Bi-monthly monitoring is conducted at six sites distributed throughout the main body of the southern section of the Harbour: Tapora Bank; Kakarai Flats; Omokoiti Flats near the mouth of Haratahi Creek; Kaipara Flats; near the mouth of Ngapuke Creek; and Kaipara Bank near the mouth of Kaipara River. Sites are located on homogeneous sandflat areas but positioned near to mud/sand transitions to enhance the ability of the programme to detect the spread of muddy sediment.

Recognising natural patterns in macrofaunal abundances aids in detecting changes above natural variation related to anthropogenic activities. In the Kaipara, taxa displaying seasonal patterns and/or multi-year cycles in their abundances have been observed across all monitoring sites (average 51%). Furthermore, with an additional two years of data, there are fewer occurrences of taxa displaying high and unpredictable variability in abundance (average 10% across all sites, compared to 16% reported in 2012). Seasonal patterns in sediment properties are also becoming apparent, with percent mud content and sediment organic matter content generally higher leading up to and during the winter (April-October) at all monitored sites.

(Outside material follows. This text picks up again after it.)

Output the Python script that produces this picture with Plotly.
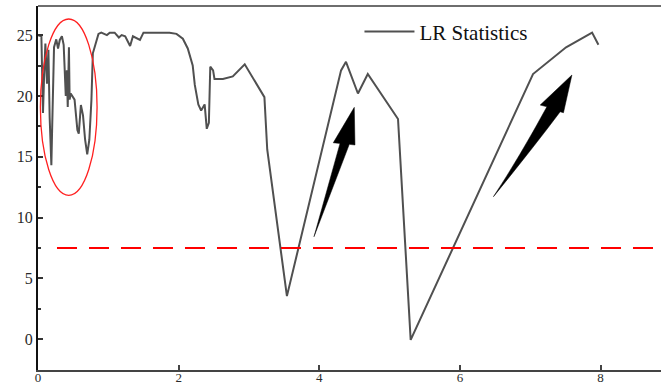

This report addresses several questions relevant to State of the Environment (SOE) monitoring:

  • Have there been any changes in the characteristics of each site or the surrounding areas?
  • Have there been any changes in the monitored taxa and are these of concern?
  • Are any changes observed confined to one site or area of the Harbour, or do they reflect a harbour-wide change?